In short, you can change everything but the last thing about the Union, the last thing being merely the final formal handover of sovereignty. You could hand law making powers to Dublin, and judicial authority to the Irish Supreme Court and have joint-policing and essentially an all-Ireland state, but so long as nominally as a matter of territorial sovereignty NI was technically under the jurisdiction of the United Kingdom, the principle of consent would not trigger. As any half-sensible person can see, it is not a safeguard but more akin to a chocolate fireguard.
This shouldn’t be surprising. If section 1 of the 1998 Act (the principle of consent as a matter of domestic law) operated to protect the substance of the Union, then it would act as a brake on the incremental dismantling of the Union, and thus frustrate the whole purpose of the Belfast Agreement itself.
This was obvious in 1998, but the cheerleaders for the Agreement wouldn’t listen. Only one man sounded the alarm on this specific issue: Robert McCartney KC.
It is this deceptive structure, which placed the Union in quick-sand that is at the root of the difficulties those of a British identity face.
In equal terms there have been many who have foolishly bought into or legitimised the nationalist/republican ruse of ‘conciliation’, ‘compromise’ and the suggestion they merely seek ‘equality’.
Nationalism do not seek equality: it is but a staging post to supremacy. They want majority rule, so long as it is nationalist majority rule. Power sharing is just a necessary transitional phase they have to play along with.
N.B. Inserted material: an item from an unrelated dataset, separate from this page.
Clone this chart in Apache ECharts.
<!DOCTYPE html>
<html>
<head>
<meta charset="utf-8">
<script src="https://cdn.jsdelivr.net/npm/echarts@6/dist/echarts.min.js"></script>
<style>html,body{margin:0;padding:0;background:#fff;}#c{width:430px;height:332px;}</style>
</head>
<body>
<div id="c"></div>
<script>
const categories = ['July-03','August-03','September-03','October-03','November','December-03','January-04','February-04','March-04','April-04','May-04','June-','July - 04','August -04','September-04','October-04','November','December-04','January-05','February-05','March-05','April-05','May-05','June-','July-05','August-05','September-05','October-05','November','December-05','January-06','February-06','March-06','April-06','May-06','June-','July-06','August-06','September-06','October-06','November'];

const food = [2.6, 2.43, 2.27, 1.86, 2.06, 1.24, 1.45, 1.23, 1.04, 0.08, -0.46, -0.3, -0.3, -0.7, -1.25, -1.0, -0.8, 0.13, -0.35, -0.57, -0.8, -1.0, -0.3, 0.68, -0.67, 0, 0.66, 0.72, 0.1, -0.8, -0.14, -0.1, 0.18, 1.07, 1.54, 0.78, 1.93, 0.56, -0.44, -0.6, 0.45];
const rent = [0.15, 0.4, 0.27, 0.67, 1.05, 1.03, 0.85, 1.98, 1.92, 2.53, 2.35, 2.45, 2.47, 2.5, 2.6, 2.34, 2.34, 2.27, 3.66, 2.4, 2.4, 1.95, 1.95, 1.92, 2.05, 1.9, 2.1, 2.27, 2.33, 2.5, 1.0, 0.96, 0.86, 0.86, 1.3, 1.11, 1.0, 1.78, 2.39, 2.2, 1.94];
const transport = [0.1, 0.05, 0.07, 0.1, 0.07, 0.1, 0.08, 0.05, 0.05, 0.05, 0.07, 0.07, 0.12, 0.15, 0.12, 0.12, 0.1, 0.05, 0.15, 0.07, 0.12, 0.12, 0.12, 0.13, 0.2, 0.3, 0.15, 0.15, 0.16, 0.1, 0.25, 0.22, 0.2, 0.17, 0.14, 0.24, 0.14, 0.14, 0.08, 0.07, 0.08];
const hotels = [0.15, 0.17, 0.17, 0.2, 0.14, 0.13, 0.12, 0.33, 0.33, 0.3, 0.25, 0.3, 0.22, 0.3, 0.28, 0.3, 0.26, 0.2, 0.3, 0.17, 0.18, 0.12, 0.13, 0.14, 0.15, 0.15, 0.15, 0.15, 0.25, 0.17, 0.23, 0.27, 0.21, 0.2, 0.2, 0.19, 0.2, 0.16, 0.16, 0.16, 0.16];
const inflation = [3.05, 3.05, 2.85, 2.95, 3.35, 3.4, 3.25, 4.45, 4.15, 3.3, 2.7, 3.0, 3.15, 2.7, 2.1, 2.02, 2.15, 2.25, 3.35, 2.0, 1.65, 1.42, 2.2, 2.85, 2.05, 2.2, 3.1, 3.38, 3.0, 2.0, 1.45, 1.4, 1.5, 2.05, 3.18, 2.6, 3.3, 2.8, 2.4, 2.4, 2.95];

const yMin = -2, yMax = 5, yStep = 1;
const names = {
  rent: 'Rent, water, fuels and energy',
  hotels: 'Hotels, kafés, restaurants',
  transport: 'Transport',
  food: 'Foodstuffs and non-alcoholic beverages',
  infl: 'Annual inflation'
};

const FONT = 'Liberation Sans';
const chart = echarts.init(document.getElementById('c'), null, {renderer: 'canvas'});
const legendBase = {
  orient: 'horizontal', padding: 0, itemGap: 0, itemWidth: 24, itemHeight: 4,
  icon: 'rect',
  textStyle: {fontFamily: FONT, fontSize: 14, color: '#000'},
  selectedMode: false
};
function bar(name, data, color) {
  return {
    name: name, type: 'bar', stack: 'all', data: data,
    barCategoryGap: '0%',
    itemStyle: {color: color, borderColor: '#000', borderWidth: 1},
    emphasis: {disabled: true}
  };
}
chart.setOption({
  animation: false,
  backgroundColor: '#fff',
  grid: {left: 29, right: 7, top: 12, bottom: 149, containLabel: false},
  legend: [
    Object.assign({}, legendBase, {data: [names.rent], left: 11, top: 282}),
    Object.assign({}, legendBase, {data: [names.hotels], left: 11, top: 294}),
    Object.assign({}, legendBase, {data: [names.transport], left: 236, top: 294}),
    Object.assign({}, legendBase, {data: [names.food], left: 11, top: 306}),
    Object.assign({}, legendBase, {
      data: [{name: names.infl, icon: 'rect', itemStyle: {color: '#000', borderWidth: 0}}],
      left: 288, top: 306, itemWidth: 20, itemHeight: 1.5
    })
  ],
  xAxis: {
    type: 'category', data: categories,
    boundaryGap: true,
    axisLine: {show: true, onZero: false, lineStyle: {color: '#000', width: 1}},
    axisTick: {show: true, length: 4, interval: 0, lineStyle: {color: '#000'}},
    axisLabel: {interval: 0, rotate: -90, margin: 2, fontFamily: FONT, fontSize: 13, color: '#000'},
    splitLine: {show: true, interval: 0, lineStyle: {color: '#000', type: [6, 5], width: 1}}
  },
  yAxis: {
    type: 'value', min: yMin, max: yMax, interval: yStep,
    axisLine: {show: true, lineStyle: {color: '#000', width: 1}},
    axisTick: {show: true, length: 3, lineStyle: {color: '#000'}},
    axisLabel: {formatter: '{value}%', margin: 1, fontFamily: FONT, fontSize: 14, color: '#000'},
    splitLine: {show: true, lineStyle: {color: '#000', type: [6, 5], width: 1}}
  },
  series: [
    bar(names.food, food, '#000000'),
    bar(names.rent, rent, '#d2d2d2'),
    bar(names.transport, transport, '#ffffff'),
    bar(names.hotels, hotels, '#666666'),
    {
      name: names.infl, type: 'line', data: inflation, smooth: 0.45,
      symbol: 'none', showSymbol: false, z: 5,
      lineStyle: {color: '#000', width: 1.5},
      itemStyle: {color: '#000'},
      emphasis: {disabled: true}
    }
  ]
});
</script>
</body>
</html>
If anyone was in any doubt, the words of Gerry Adams summarised it best. The ‘equality agenda’ is “Trojan Horse to break the b**tards (unionists)”.
The Protocol is also great evidence of the true agenda. Nationalism’s commitment to cross community consent and power sharing only lasted until such times as they were required to rely upon it for their interests. The very first-time nationalism believed they (along with their nationalist surrogates in Alliance) had a majority to subjugate the Union via the Protocol, all of a sudden, their commitment to cross-community consent vanished.
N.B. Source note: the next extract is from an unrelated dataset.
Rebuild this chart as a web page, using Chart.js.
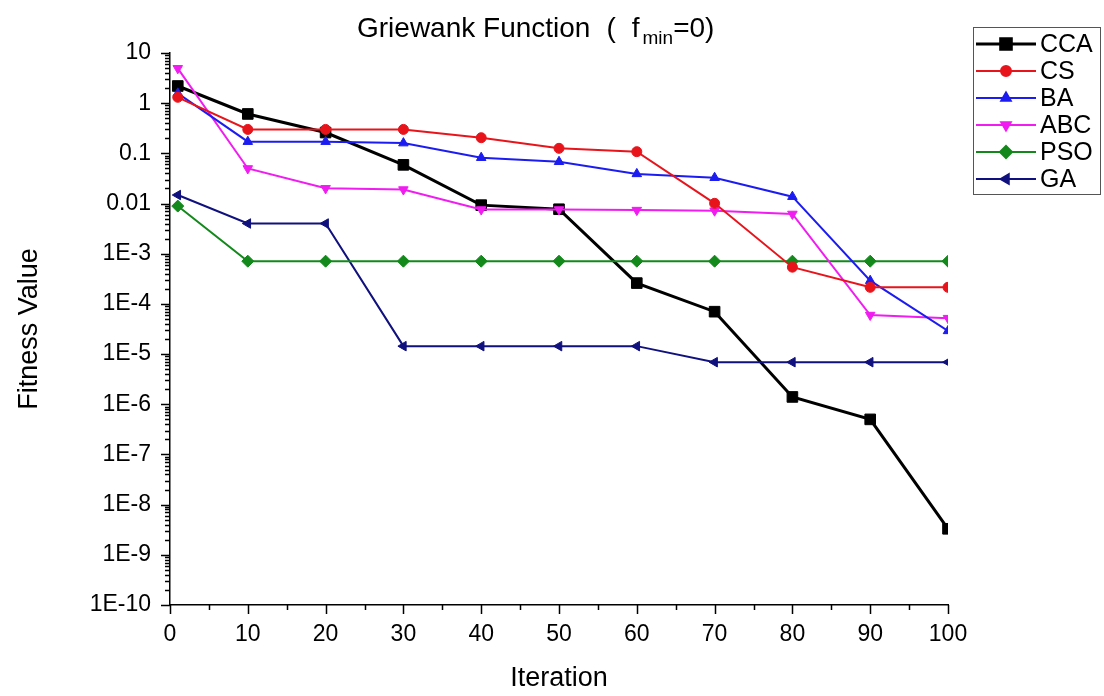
<!DOCTYPE html>
<html>
<head>
<meta charset="utf-8">
<title>Griewank Function</title>
<script src="https://cdn.jsdelivr.net/npm/chart.js@4/dist/chart.umd.min.js"></script>
<style>
  html, body { margin: 0; padding: 0; background: #fff; }
  canvas { display: block; }
</style>
</head>
<body>
<canvas id="chart" width="1104" height="696"></canvas>
<script>
"use strict";

// iterations where the values were sampled
const iterations = [1, 10, 20, 30, 40, 50, 60, 70, 80, 90, 100];

const cca = [2.2, 0.61, 0.26, 0.059, 0.0093, 0.0077, 2.6e-4, 7.0e-5, 1.4e-6, 5.0e-7, 3.3e-9];
const cs  = [1.31, 0.30, 0.30, 0.30, 0.205, 0.126, 0.108, 0.0101, 5.4e-4, 2.14e-4, 2.14e-4];
const ba  = [1.57, 0.171, 0.171, 0.16, 0.082, 0.068, 0.039, 0.0327, 0.0137, 2.9e-4, 2.9e-5];
const abc = [4.95, 0.050, 0.0201, 0.019, 0.0076, 0.0076, 0.0074, 0.0072, 0.0062, 6.0e-5, 5.2e-5];
const pso = [0.0089, 7.1e-4, 7.1e-4, 7.1e-4, 7.1e-4, 7.1e-4, 7.1e-4, 7.1e-4, 7.1e-4, 7.1e-4, 7.1e-4];
const ga  = [0.0148, 0.0040, 0.0040, 1.44e-5, 1.44e-5, 1.44e-5, 1.44e-5, 6.9e-6, 6.9e-6, 6.9e-6, 6.9e-6];

const xTickValues = [0, 10, 20, 30, 40, 50, 60, 70, 80, 90, 100];
const xTickLabels = ["0", "10", "20", "30", "40", "50", "60", "70", "80", "90", "100"];
const yTickValues = [1e-10, 1e-9, 1e-8, 1e-7, 1e-6, 1e-5, 1e-4, 1e-3, 0.01, 0.1, 1, 10];
const yTickLabels = ["1E-10", "1E-9", "1E-8", "1E-7", "1E-6", "1E-5", "1E-4", "1E-3", "0.01", "0.1", "1", "10"];

const FONT = "'Liberation Sans', Arial, sans-serif";

function pts(values) {
  return values.map((v, i) => ({ x: iterations[i], y: v }));
}

function series(label, values, color, style, extra) {
  return {
    label,
    data: pts(values),
    borderColor: color,
    backgroundColor: color,
    pointBackgroundColor: color,
    pointBorderColor: color,
    borderWidth: 2,
    pointStyle: style,
    pointRadius: 5.5,
    pointBorderWidth: 1,
    tension: 0,
    order: 0,
    ...extra,
  };
}

const datasets = [
  series("CCA", cca, "#000000", "rect", { borderWidth: 3, pointRadius: 7.5, order: 1 }),
  series("CS", cs, "#e8141c", "circle", { pointRadius: 5 }),
  series("BA", ba, "#1c1cf0", "triangle", {}),
  series("ABC", abc, "#f01cf0", "triangle", { pointRotation: 180 }),
  series("PSO", pso, "#12891a", "rectRot", { pointRadius: 6 }),
  series("GA", ga, "#10107e", "triangle", { pointRotation: 270 }),
];

// tick marks drawn by hand: major + minor, all pointing outwards
const tickMarks = {
  id: "tickMarks",
  afterDraw(chart) {
    const { ctx } = chart;
    const xs = chart.scales.x, ys = chart.scales.y;
    const left = chart.chartArea.left, bottom = chart.chartArea.bottom;
    ctx.save();
    ctx.strokeStyle = "#000";
    ctx.lineWidth = 1.5;
    ctx.beginPath();
    for (let v = 0; v <= 100; v += 5) {
      const px = Math.round(xs.getPixelForValue(v)) + 0.5;
      const len = v % 10 === 0 ? 9 : 5;
      ctx.moveTo(px, bottom);
      ctx.lineTo(px, bottom + len);
    }
    for (let e = -10; e <= 0; e++) {
      for (let k = 1; k <= 10; k++) {
        const v = k * Math.pow(10, e);
        const py = Math.round(ys.getPixelForValue(v)) + 0.5;
        const len = (k === 1 || k === 10) ? 9 : 5;
        ctx.moveTo(left, py);
        ctx.lineTo(left - len, py);
      }
    }
    ctx.stroke();
    ctx.restore();
  },
};

const titleAndLegend = {
  id: "titleAndLegend",
  afterDraw(chart) {
    const { ctx } = chart;
    ctx.save();
    ctx.fillStyle = "#000";
    ctx.textBaseline = "alphabetic";
    ctx.textAlign = "left";

    // title with subscript
    ctx.font = "28px " + FONT;
    let x = 357;
    const base = 37;
    ctx.fillText("Griewank Function", x, base);
    x += ctx.measureText("Griewank Function").width + 16;
    ctx.fillText("(", x, base);
    x += ctx.measureText("(").width + 16;
    ctx.fillText("f", x, base);
    x += ctx.measureText("f").width + 3;
    ctx.font = "19px " + FONT;
    ctx.fillText("min", x, base + 7);
    x += ctx.measureText("min").width;
    ctx.font = "28px " + FONT;
    ctx.fillText("=0)", x, base);

    // legend box
    ctx.strokeStyle = "#555";
    ctx.lineWidth = 1;
    ctx.strokeRect(973.5, 27.5, 127, 167);
    ctx.font = "25px " + FONT;
    ctx.textBaseline = "middle";
    chart.data.datasets.forEach((ds, i) => {
      const y = 44 + i * 27;
      ctx.strokeStyle = ds.borderColor;
      ctx.lineWidth = ds.borderWidth;
      ctx.beginPath();
      ctx.moveTo(976, y);
      ctx.lineTo(1036, y);
      ctx.stroke();
      ctx.fillStyle = ds.borderColor;
      if (Chart.helpers && Chart.helpers.drawPoint) {
        Chart.helpers.drawPoint(ctx, {
          pointStyle: ds.pointStyle,
          rotation: ds.pointRotation || 0,
          radius: ds.pointRadius,
          borderWidth: 1,
        }, 1006, y);
      }
      ctx.fillStyle = "#000";
      ctx.fillText(ds.label, 1040, y + 1);
    });
    ctx.restore();
  },
};

new Chart(document.getElementById("chart"), {
  type: "line",
  data: { datasets },
  plugins: [tickMarks, titleAndLegend],
  options: {
    responsive: false,
    animation: false,
    devicePixelRatio: 1,
    layout: { padding: { top: 53, right: 156, left: 0, bottom: 0 } },
    plugins: { legend: { display: false }, title: { display: false }, tooltip: { enabled: false } },
    scales: {
      x: {
        type: "linear",
        min: 0,
        max: 100,
        afterBuildTicks: (s) => { s.ticks = xTickValues.map((v) => ({ value: v })); },
        afterFit: (s) => { s.height = 91; },
        grid: { display: false, drawTicks: false },
        border: { display: true, color: "#000", width: 1.5 },
        ticks: {
          autoSkip: false,
          maxRotation: 0,
          padding: 16,
          color: "#000",
          font: { family: FONT, size: 23 },
          callback: (v, i) => xTickLabels[i],
        },
        title: {
          display: true,
          text: "Iteration",
          color: "#000",
          font: { family: FONT, size: 27 },
          padding: { top: 0, bottom: 1 },
        },
      },
      y: {
        type: "logarithmic",
        min: 1e-10,
        max: 10,
        afterBuildTicks: (s) => { s.ticks = yTickValues.map((v) => ({ value: v })); },
        afterFit: (s) => { s.width = 170; },
        grid: { display: false, drawTicks: false },
        border: { display: true, color: "#000", width: 1.5 },
        ticks: {
          autoSkip: false,
          padding: 19,
          color: "#000",
          font: { family: FONT, size: 23 },
          callback: (v, i) => yTickLabels[i],
        },
        title: {
          display: true,
          text: "Fitness Value",
          color: "#000",
          font: { family: FONT, size: 27 },
          padding: { top: 13, bottom: 0 },
        },
      },
    },
  },
});
</script>
</body>
</html>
There will be demands from nationalists, and the ‘elite’, for unionism to compromise further. We will be told it is necessary to yet further dilute Britishness, in order to try and appeal to nationalists or the ‘middle ground’. We must be less British, and perpetually less British, in order to placate our political opponents.
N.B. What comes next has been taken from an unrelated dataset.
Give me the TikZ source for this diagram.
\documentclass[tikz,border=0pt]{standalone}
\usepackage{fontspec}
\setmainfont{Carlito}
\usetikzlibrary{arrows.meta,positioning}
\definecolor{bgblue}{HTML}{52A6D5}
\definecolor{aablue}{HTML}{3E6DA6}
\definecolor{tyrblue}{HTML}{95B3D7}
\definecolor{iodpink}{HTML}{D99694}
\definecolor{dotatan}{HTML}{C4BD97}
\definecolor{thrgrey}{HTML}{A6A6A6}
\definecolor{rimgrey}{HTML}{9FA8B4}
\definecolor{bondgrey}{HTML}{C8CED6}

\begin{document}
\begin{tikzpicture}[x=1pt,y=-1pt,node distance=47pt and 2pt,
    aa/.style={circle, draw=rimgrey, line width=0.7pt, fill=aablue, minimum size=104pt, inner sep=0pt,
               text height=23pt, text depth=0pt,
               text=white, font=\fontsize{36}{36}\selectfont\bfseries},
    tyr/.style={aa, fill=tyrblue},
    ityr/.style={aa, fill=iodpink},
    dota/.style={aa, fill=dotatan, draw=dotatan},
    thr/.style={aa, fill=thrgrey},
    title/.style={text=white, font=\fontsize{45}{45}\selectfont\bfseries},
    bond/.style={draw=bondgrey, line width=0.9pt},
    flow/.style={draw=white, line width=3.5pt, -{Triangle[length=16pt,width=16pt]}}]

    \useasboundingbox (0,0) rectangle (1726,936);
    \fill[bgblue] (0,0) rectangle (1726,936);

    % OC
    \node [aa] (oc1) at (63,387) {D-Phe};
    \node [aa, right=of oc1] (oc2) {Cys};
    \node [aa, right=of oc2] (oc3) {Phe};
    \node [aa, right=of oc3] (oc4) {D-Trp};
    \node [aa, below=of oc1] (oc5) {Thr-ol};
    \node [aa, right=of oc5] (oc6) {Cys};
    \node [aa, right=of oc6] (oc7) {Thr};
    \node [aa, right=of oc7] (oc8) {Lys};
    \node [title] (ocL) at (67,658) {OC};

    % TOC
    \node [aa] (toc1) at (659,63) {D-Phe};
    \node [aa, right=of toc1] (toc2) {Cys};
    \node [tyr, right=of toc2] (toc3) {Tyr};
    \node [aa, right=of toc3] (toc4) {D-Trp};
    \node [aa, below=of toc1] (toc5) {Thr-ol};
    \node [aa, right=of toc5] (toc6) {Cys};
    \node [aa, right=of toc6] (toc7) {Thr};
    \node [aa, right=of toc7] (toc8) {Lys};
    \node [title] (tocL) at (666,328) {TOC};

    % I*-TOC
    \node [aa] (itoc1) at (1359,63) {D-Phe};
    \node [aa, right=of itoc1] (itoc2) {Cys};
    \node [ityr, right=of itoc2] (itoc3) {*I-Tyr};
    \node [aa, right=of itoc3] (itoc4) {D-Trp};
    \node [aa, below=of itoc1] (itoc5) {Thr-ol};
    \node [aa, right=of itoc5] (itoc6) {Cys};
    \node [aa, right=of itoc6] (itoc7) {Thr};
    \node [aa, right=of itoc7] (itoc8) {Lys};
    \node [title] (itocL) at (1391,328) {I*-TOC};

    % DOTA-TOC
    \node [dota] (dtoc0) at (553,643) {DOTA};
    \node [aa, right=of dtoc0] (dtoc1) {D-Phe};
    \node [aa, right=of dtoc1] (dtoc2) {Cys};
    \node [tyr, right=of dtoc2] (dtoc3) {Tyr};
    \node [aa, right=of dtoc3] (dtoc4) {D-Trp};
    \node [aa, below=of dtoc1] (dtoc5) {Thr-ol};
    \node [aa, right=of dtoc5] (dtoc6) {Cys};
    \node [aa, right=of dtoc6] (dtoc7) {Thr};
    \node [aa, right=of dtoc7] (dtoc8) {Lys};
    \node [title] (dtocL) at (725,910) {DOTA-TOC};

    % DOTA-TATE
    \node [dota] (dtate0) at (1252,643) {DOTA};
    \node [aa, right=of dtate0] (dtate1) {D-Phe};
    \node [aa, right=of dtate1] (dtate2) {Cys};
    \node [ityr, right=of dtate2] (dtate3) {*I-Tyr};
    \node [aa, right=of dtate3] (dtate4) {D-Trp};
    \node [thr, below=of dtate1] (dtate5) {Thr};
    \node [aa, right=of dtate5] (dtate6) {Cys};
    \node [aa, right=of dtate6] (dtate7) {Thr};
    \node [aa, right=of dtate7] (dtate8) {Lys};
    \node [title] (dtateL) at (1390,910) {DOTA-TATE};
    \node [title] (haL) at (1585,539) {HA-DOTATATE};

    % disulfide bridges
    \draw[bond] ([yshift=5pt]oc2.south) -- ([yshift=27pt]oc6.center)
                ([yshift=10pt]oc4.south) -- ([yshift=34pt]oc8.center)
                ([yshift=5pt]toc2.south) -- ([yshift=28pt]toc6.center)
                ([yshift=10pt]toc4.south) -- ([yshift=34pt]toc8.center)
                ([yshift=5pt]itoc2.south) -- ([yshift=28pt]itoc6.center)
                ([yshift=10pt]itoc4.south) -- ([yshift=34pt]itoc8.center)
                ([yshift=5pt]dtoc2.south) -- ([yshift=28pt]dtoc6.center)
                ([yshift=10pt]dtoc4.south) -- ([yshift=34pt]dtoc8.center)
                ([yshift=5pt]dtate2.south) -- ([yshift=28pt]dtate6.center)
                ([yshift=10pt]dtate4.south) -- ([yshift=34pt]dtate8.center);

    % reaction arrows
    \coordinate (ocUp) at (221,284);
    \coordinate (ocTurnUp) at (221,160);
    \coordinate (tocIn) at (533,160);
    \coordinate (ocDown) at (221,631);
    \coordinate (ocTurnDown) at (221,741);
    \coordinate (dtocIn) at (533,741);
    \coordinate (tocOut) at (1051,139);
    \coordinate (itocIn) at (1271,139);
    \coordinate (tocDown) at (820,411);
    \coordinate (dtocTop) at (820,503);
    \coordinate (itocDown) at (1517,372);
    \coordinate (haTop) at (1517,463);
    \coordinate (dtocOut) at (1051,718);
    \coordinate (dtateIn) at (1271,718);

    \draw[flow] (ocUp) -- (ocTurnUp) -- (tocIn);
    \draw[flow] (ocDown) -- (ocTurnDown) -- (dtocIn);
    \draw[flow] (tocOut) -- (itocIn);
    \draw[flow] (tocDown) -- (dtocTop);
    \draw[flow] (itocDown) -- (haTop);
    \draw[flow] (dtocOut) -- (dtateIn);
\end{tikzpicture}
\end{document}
Has no one worked out that if you keep diluting your own identity, to placate those who wish to eradicate your identity, that eventually you will wake up one day and you will find yourself a UINO (Unionist In Name Only).
Is anyone really foolish enough to think that if unionism keeps compromising, that there will be an equilibrium whereby nationalism one day decides that they have subjected the unionist identity to enough humiliation, and permit it (and thus the Union) to exist?
The way forward is not more compromise, not more dilution of British identity but rather a three-pronged approach.
Firstly, there must be significant effort and resource put into identifying, educating and politicising a new generation of unionist activists, and motivate such persons to launch a co-ordinated insurgency to re-establish a foothold across media, the legal profession and academia. We must take back control, or at least create a balance, of those opinion-forming institutions which have a significant impact on society.
Secondly, political unionism must proudly promote British identity and join the cultural war. We must get on the offensive and rather than constantly retreating and compromising, instead give a shot in the arm to our identity and culture.
Thirdly, the UK Government must stand up for the British identity in Northern Ireland shamelessly promote, advocate for and champion Britishness and the Union. As part of this, they must stop the incessant pandering to the Irish Government and nationalism.
That, alongside using the hand-brake in built within the Belfast Agreement to halt any further progression of its objective, is the true way forward for unionism.